DynamoDB is a fully managed NoSQL database that delivers single-digit millisecond latency at any scale. To achieve this, it allocates resources based on the capacity you configure. Capacity is measured in Read Capacity Units (RCUs) and Write Capacity Units (WCUs). An RCU represents one strongly consistent read per second for an item up to 4 KB in size. A WCU represents one write per second for an item up to 1 KB. For items larger than these thresholds, you consume multiple units proportionally. For example, reading a 6 KB item strongly consumes 2 RCUs (6/4 rounded up). Eventually consistent reads consume half the RCUs (0.5 per 4 KB), so a 6 KB eventually consistent read consumes 1 RCU.
On-Demand Capacity Mode
On-demand mode is a pay-per-request pricing model where DynamoDB automatically scales to handle your workload. You don't specify read/write capacity; you pay only for the actual reads and writes your application performs. This mode is ideal for unpredictable traffic, new applications, or workloads with significant variability. DynamoDB can handle sudden spikes up to the account's table-level throughput limit (default 40,000 RCU and 40,000 WCU per table, but can be increased via a support ticket). The cost per RCU is approximately 2.5x higher than provisioned (e.g., $1.25 per million RCUs vs. $0.50 per million for provisioned). On-demand uses a two-tier pricing model: the first 25 RCU/WCU per table are free per month (in some regions), but this is a minor benefit.
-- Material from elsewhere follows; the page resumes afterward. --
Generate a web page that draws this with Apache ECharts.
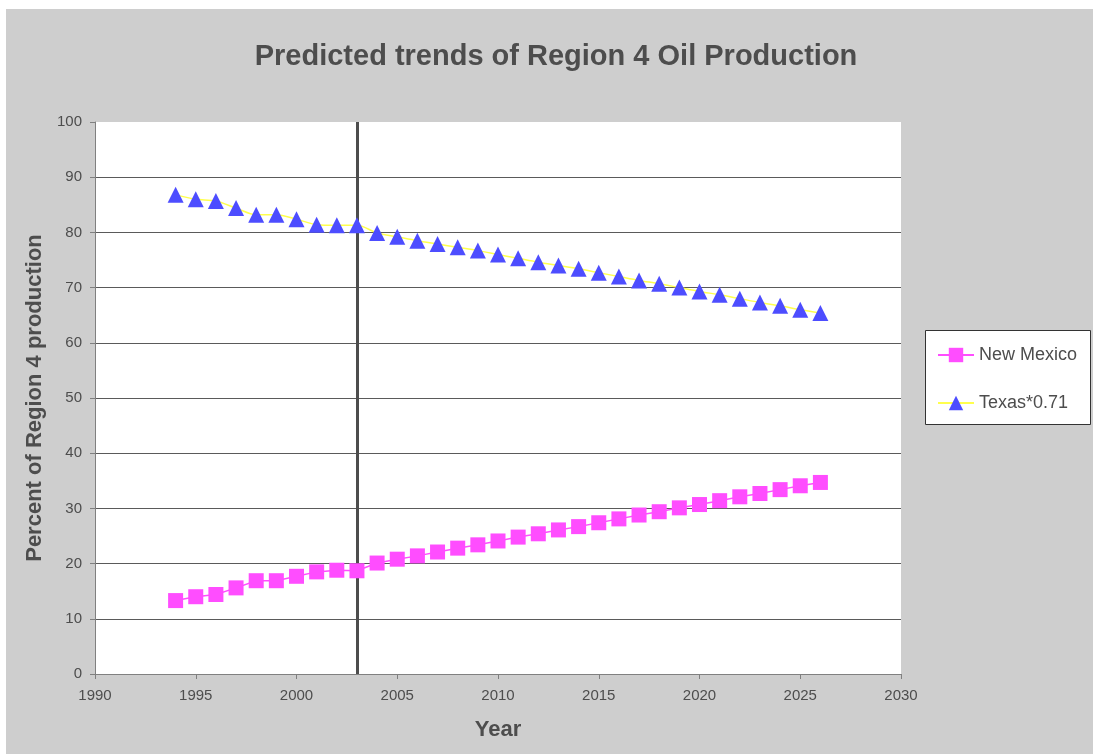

The key exam point: on-demand is NOT unlimited; there is a soft limit per account, and sustained usage beyond the default limit requires a service quota increase.
Provisioned Capacity Mode
In provisioned mode, you explicitly set the number of RCUs and WCUs your table should support. DynamoDB reserves the necessary infrastructure to guarantee that capacity. You pay for the provisioned capacity regardless of actual usage. This mode is cost-effective for predictable workloads. You can also enable Auto Scaling, which adjusts capacity based on CloudWatch metrics (ConsumedReadCapacityUnits and ConsumedWriteCapacityUnits) using a target utilization (default 70%). Auto Scaling uses a cooldown period (default 5 minutes) between scaling actions to avoid thrashing. Without Auto Scaling, if you exceed your provisioned capacity, you get ProvisionedThroughputExceededException errors (HTTP 400). The SDK automatically retries with exponential backoff, but sustained throttling degrades performance.
Burst Capacity
DynamoDB provides a burst pool for provisioned tables. For every second you don't use your full provisioned capacity, DynamoDB accumulates unused capacity as tokens. You can use these tokens to absorb spikes up to 5 minutes of accumulated capacity. For example, if you provision 1000 WCU but only use 800 for 300 seconds, you accumulate 200*300 = 60,000 tokens. You can then burst up to 1000 + (60,000 / 300) = 1200 WCU for the next 300 seconds? Actually, the burst pool is capped at 5 minutes of provisioned capacity. So for 1000 WCU, the maximum burst is 1000 * 300 = 300,000 tokens, giving you a burst rate of 1000 + (300,000 / 300) = 2000 WCU for 5 minutes? This is wrong: burst capacity allows you to use up to 5 minutes of unused capacity in a single second, but the actual mechanism is simpler: you can consume up to the provisioned capacity plus the accumulated tokens, but the tokens are consumed at the rate you use them. The exam tests that burst capacity is limited to 5 minutes of provisioned capacity. For example, a table with 1000 WCU can burst to 2000 WCU for 5 minutes if it has been idle for 5 minutes. After that, it returns to 1000 WCU. If you exceed the burst pool, you get throttled.
Adaptive Capacity
DynamoDB also has adaptive capacity, which automatically splits partitions and rebalances throughput when a hot partition is detected. This is enabled by default for all tables. It helps distribute load more evenly, but it does not eliminate the need for proper partition key design. Adaptive capacity can increase the total throughput of a table by spreading load across more partitions, but it cannot exceed the table's provisioned capacity (or on-demand limits). The exam often tests that adaptive capacity helps with uneven access patterns but is not a substitute for good key design.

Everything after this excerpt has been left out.